A Espiã permite caracterizar os pontos cardeais da escrita de Paulo Coelho. Tal deve ser a tarefa de uma crítica que se deseje contemporânea: enfrentar os desafios do aqui e agora. O romance ficcionaliza a vida e, sobretudo, os últimos momentos de Mata Hari, executada na França em 15 de outubro de 1917 sob a acusação de auxiliar a Alemanha na I Guerra Mundial. Destaquemos a própria narrativa, cuja arquitetura atesta um domínio técnico ausente nos títulos iniciais do autor. A Espiã principia com uma reportagem, na forma de prólogo, que descreve os momentos finais de Mata Hari. A primeira e a segunda parte dão voz à protagonista. Numa longa carta, endereçada a seu advogado, a dançarina reflete sobre sua vida. Na terceira parte, numa estrutura contrapontística, emerge a voz do advogado, além de outra reportagem. Contraponto que amplia a perspectiva do relato, não mais limitado às memórias da protagonista. No epílogo, surge a voz do narrador, rematando a trama e esclarecendo os desdobramentos da história. Ampliação última do relato, agora não mais reduzido à época da execução de Mara Hari. Mencione-se ainda o recurso visual, aqui e ali empregado na reprodução de fotografias e documentos.

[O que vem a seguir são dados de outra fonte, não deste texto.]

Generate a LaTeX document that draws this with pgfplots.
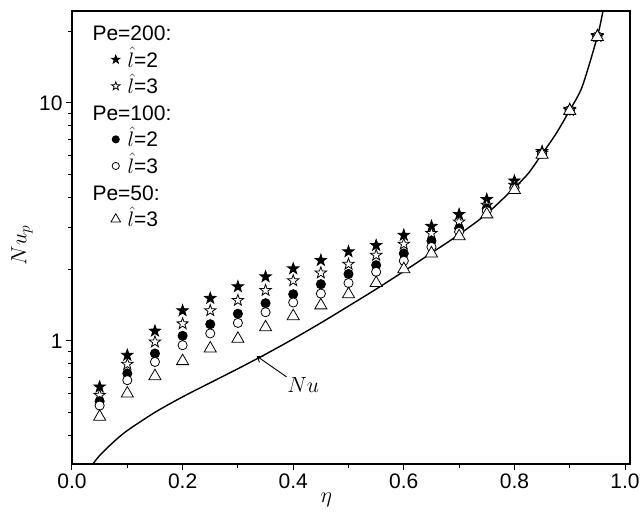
\documentclass[border=0pt]{standalone}
\usepackage{fix-cm}
\usepackage{fontspec}
\setmainfont{Liberation Sans}
\usepackage{pgfplots}
\pgfplotsset{compat=1.18}
\usetikzlibrary{arrows.meta}

% five-pointed star mark, filled with the current fill colour
\pgfdeclareplotmark{pstar}{%
  \pgfpathmoveto{\pgfpointpolar{90}{\pgfplotmarksize}}%
  \pgfpathlineto{\pgfpointpolar{126}{0.4\pgfplotmarksize}}%
  \pgfpathlineto{\pgfpointpolar{162}{\pgfplotmarksize}}%
  \pgfpathlineto{\pgfpointpolar{198}{0.4\pgfplotmarksize}}%
  \pgfpathlineto{\pgfpointpolar{234}{\pgfplotmarksize}}%
  \pgfpathlineto{\pgfpointpolar{270}{0.4\pgfplotmarksize}}%
  \pgfpathlineto{\pgfpointpolar{306}{\pgfplotmarksize}}%
  \pgfpathlineto{\pgfpointpolar{342}{0.4\pgfplotmarksize}}%
  \pgfpathlineto{\pgfpointpolar{18}{\pgfplotmarksize}}%
  \pgfpathlineto{\pgfpointpolar{54}{0.4\pgfplotmarksize}}%
  \pgfpathclose
  \pgfusepathqfillstroke}

% legend image: a single mark
\pgfplotsset{
  legmark/.style={legend image code/.code={%
      \draw[##1,mark size=#1] plot coordinates {(0pt,0pt)};}},
}

% eta, Nu_p for the five cases
\pgfplotstableread{
eta   s200l2 s200l3 c100l2 c100l3 t50l3
0.05  0.641  0.591  0.558  0.535  0.480
0.10  0.871  0.798  0.730  0.684  0.601
0.15  1.10   0.99   0.885  0.816  0.711
0.20  1.34   1.18   1.05   0.959  0.822
0.25  1.51   1.34   1.175  1.075  0.929
0.30  1.69   1.48   1.30   1.19   1.02
0.35  1.86   1.63   1.44   1.32   1.14
0.40  2.01   1.79   1.57   1.45   1.27
0.45  2.18   1.93   1.73   1.58   1.41
0.50  2.37   2.10   1.91   1.75   1.57
0.55  2.52   2.29   2.08   1.95   1.75
0.60  2.78   2.55   2.33   2.17   2.00
0.65  3.03   2.83   2.63   2.48   2.33
0.70  3.40   3.16   2.97   2.87   2.75
0.75  3.93   3.72   3.60   3.51   3.40
0.80  4.70   4.51   4.41   4.37   4.30
0.85  6.25   6.15   6.12   6.10   6.05
0.90  9.40   9.30   9.30   9.30   9.25
0.95  19.2   19.0   19.0   19.0   18.9
}\points

% Nu(eta) curve
\pgfplotstableread{
eta    Nu
0.036  0.300
0.05   0.330
0.075  0.376
0.10   0.420
0.15   0.501
0.20   0.582
0.25   0.667
0.30   0.764
0.35   0.879
0.40   1.019
0.45   1.19
0.50   1.40
0.55   1.65
0.60   1.96
0.65   2.34
0.70   2.80
0.75   3.42
0.80   4.40
0.825  5.05
0.85   6.10
0.875  7.40
0.90   9.30
0.92   11.3
0.935  14.4
0.95   19.0
0.955  21.2
0.962  25.5
}\nucurve

\begin{document}
\begin{tikzpicture}
\begin{axis}[
  scale only axis, width=558pt, height=453pt,
  ymode=log,
  xmin=0, xmax=1.009, ymin=0.304, ymax=24.3,
  axis line style={line width=1.2pt},
  tick align=outside, xtick pos=bottom, ytick pos=left,
  major tick length=6pt, minor tick length=4pt,
  tick style={line width=1pt, black},
  xtick={0,0.2,0.4,0.6,0.8,1},
  xticklabels={0.0,0.2,0.4,0.6,0.8,1.0},
  minor xtick={0.1,0.3,0.5,0.7,0.9},
  ytick={1,10}, yticklabels={1,10},
  minor ytick={0.4,0.5,0.6,0.7,0.8,0.9,2,3,4,5,6,7,8,9,20},
  /pgf/number format/assume math mode=true,
  tick label style={font=\fontsize{21}{25}\selectfont},
  xlabel={$\eta$}, ylabel={$Nu_p$},
  label style={font=\fontsize{22}{26}\selectfont},
  xlabel style={at={(axis description cs:0.456,-0.0795)}, anchor=center},
  ylabel style={at={(axis description cs:-0.0896,0.483)}, anchor=center},
  legend cell align=left,
  legend style={at={(axis description cs:0.0699,0.978)}, anchor=north west,
    draw=none, fill=none, inner sep=0pt, outer sep=0pt,
    row sep=2.6pt, column sep=5pt,
    font=\fontsize{21}{25}\selectfont,
    nodes={inner sep=2pt, text height=17.5pt, text depth=2.5pt}},
]
\addlegendimage{empty legend}
\addlegendentry{\hspace*{-35pt}Pe=200:}
\addplot[only marks, mark=pstar, mark size=6pt, line width=0.8pt,
  mark options={draw=black, fill=black}, legmark=4.4pt]
  table[x=eta, y=s200l2] {\points};
\addlegendentry{$\hat{l}$=2}
\addplot[only marks, mark=pstar, mark size=6pt, line width=0.8pt,
  mark options={draw=black, fill=white}, legmark=4.4pt]
  table[x=eta, y=s200l3] {\points};
\addlegendentry{$\hat{l}$=3}
\addlegendimage{empty legend}
\addlegendentry{\hspace*{-35pt}Pe=100:}
\addplot[only marks, mark=*, mark size=4.6pt, line width=0.8pt,
  mark options={draw=black, fill=black}, legmark=3.6pt]
  table[x=eta, y=c100l2] {\points};
\addlegendentry{$\hat{l}$=2}
\addplot[only marks, mark=*, mark size=4.6pt, line width=0.8pt,
  mark options={draw=black, fill=white}, legmark=3.6pt]
  table[x=eta, y=c100l3] {\points};
\addlegendentry{$\hat{l}$=3}
\addlegendimage{empty legend}
\addlegendentry{\hspace*{-35pt}Pe=50:}
\addplot[only marks, mark=triangle*, mark size=7pt, line width=0.8pt,
  mark options={draw=black, fill=white}, legmark=5.5pt]
  table[x=eta, y=t50l3] {\points};
\addlegendentry{$\hat{l}$=3}

\addplot[forget plot, black, line width=1.4pt, smooth, no marks]
  table[x=eta, y=Nu] {\nucurve};

\draw[line width=0.9pt, -{Straight Barb[length=5pt, width=7pt]}]
  (axis cs:0.388,0.706) -- (axis cs:0.334,0.863);
\node[font=\fontsize{22}{26}\selectfont] at (axis cs:0.418,0.651) {$Nu$};

\coordinate (ll) at (rel axis cs:0,0);
\coordinate (ur) at (rel axis cs:1,1);
\end{axis}
\pgfresetboundingbox
\path[use as bounding box] ([shift={(-72pt,-50pt)}]ll) rectangle ([shift={(10pt,11pt)}]ur);
\end{tikzpicture}
\end{document}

Vale dizer: por que ler o escritor de A Espiã como se ele estivesse aprisionado ao autor de O Diário de um Mago e O Alquimista? É grande a diferença entre esses títulos e a produção recente de Paulo Coelho. Caminho desimpedido, podemos caracterizar sua escrita, um dos exemplos mais bem-sucedidos do que se convencionou denominar ficção comercial. Dois elementos definem o gênero. Em primeiro lugar, a associação bem resolvida de entretenimento e narrativa. Tal opção favorece a redundância como forma, patrocinando a fluência da leitura na resolução antecipada de possíveis dúvidas. Um exemplo: a mãe de Mata Hari oferece à filha “sementes de girassol”, adicionando à guisa de lição de vida:

Por mais que queiram, jamais poderão transformá-las em rosas ou tulipas, o símbolo de nosso país. Se quiserem negar a própria existência, terminarão passando uma vida amarga e morrendo.

Por que revelar a uma holandesa que a tulipa é “o símbolo de nosso país”? Porque, no fundo, a informação é dirigida ao leitor. A ficção comercial atualiza o princípio horaciano: entretém e, ao mesmo tempo, instrui! A passagem ainda singulariza a escrita de Paulo Coelho, estabelecendo uma ponte entre o letrista e o romancista. Sua ficção acrescenta ao dístico horaciano a edificação, própria das fábulas – e isso em qualquer tradição literária. Daí, sua escrita busca atar os vértices de um peculiar triângulo, que pretende narrar, entreter e edificar. Por fim, o autor projeta, anacronicamente, temas contemporâneos na trama. Em A Espiã, flerta com o feminismo, sem contudo aprofundar a discussão – claro está.

Rematamos assim a caracterização inicial da escrita de Paulo Coelho; salvo engano, passo necessário para tentar entender o êxito global de sua ficção.